Он играл сильно драматическую роль.
Человека, которого затравили. Он задыхается. Он не только не может сказать ни слова, – ему нечем дышать. Вопль, – и он падает: умирает от разрыва сердца.
Занавес опустили.
Жидкие аплодисменты были заглушены шиканьем всего театра.
Там, за занавесом наступила гробовая тишина. Её прервал истерический крик… другой… третий…
Что в публике?
Актёры стояли растерянные, недоумевающие.
На сцену бледный, взволнованный, вбежал полицеймейстер.
– Что Горев?
Горев вышел из-за кулисы.
– Что вам угодно?
– Вы… живы?..
– Как видите!
Полицеймейстер даже за голову схватился:
– Батюшка! Да разве можно так пугать публику?! Ведь в публике подумали, что вы действительно умерли! Происходит чёрт знает что! Поднимайте занавес! Покажитесь!
Горев и Южин вступили в единоборство.
Если мне не изменяет память, – то, кажется, по вторникам тогда в Большом театре давалась трагедия.
Если на этой неделе Гамлета играл Горев, – то на следующей в чёрном плаще печального принца выходил Южин. На одной неделе Акосту играл Южин, на другой мы слышали от Горева:
Спадите, груды, камней, с моей груди!
Два направления в искусстве вступили в бой.
С одной стороны – самый блестящий представитель того, что называется «игрой нутром». С другой, самый яркий представитель «работы».
И труд, изучение, глубокая и вдумчивая интеллигентность победили.
В разговорах о Малом театре стало всё чаще и чаще обязательно упоминаться имя:
– Южин.
Горев отошёл немного в глубину сцены.
Тут бы ему оставить казённую сцену! И ярким сверкающим метеором нестись из театра в театр, по всей России.
Что бы это была за триумфальная карьера!
После весны, полной цветов, когда в каждом кусте роз соловьи пели про любовь, что бы это было за знойное лето!
Но артисты «образцовой» сцены думают, что сцена эта «образцова» и в отношениях к артистам.
Они думают, что артист непоколебим, как столоначальник!
И Горев сам приготовил себе печальный момент. Подошедшая осень постучалась ему в сердце тяжёлой, тяжёлой обидой.
Горев отошёл немного в глубину сцены. Только немного. Москва его любила. Любила очень.
Но в этом таланте было нечто донжуанское.

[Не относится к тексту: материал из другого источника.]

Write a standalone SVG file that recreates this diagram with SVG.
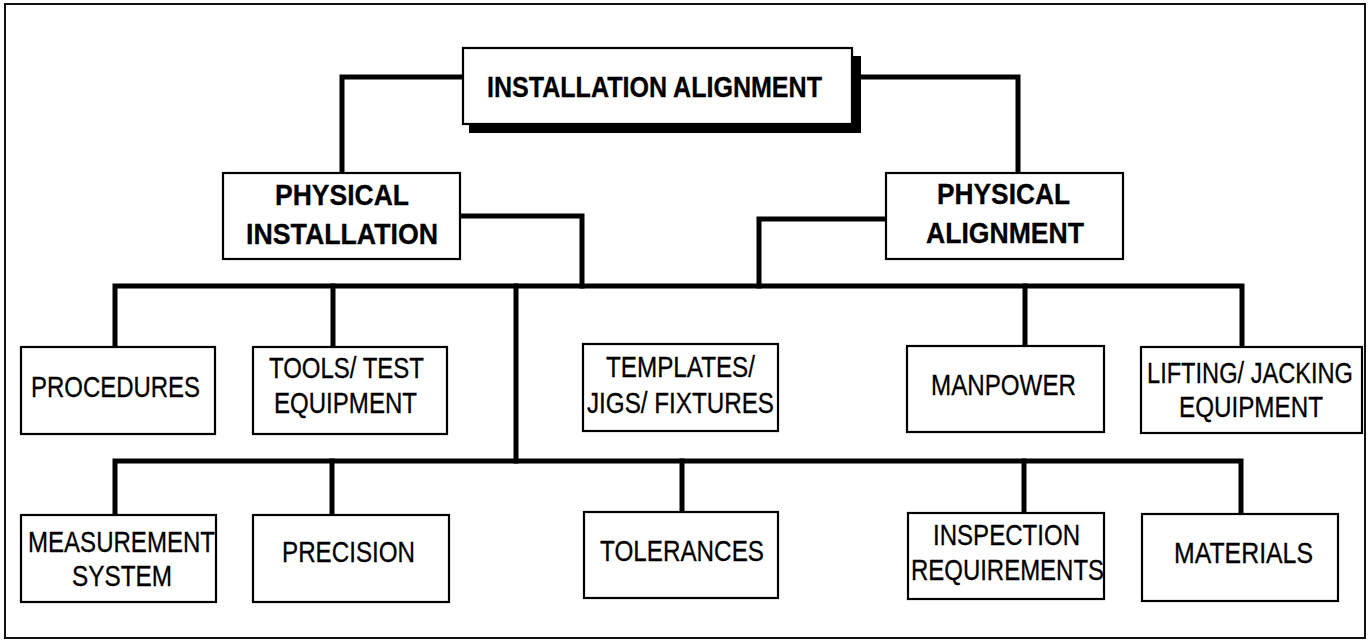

И между Эльвирой и донной Анной разыгралась трагедия его жизни.
Ему надо было завоёвывать публику. И едва завоевав, он, уж охладев, скучал и томился.
Его страшно любил Петербург. Он бросил Петербург и, совершенно неизвестно зачем, перешёл в Москву.
Зачем?
Чем донна Анна лучше остальных?
И когда донна Анна полюбила его сильной и глубокой любовью, – он снова уж пел под балконом Эльвиры.
Из Москвы, где его любили, он снова переселился в Петербург.
Зачем?
Изо всех людей на свете это меньше всего известно одному:
– Г. Гореву.
И когда настала осень, – пышная осень, вся в ярких тонах и сверкающих красках, – артиста в сердце ударили обидой.
Ему предложили отставку.
Петербургская дирекция взяла на себя роль Гонерильи, – неизвестно зачем, неблагодарная роль! но сыграла её великолепно.
Нельзя лучше оскорбить старого артиста, как дать ему отставку «за ненадобностью» в то время, как переполненный театр, весь, сверху донизу, рукоплещет его игре и кричит ему:
– Оставайтесь! Оставайтесь!
Это была обстановка прощального спектакля Горева на Александринской сцене.
Настоящая трагедия.
Когда занавес опустился в последний раз, – стало жутко и страшно.
Похоронили живого человека.
И бедный, раненый в сердце, Макс Холмин, ты мог крикнуть:
– Душу, живую душу, Диковский, съели!
Лир пошёл скитаться.
И в своих скитаньях он зашёл к нам и в радостный, и в печальный день своего тридцатипятилетнего, – уже 35-летнего! – служения искусству.
С сердцем, полным благодарности за былые восторги, почтим же в «Старом барине» молодого Макса Холмина.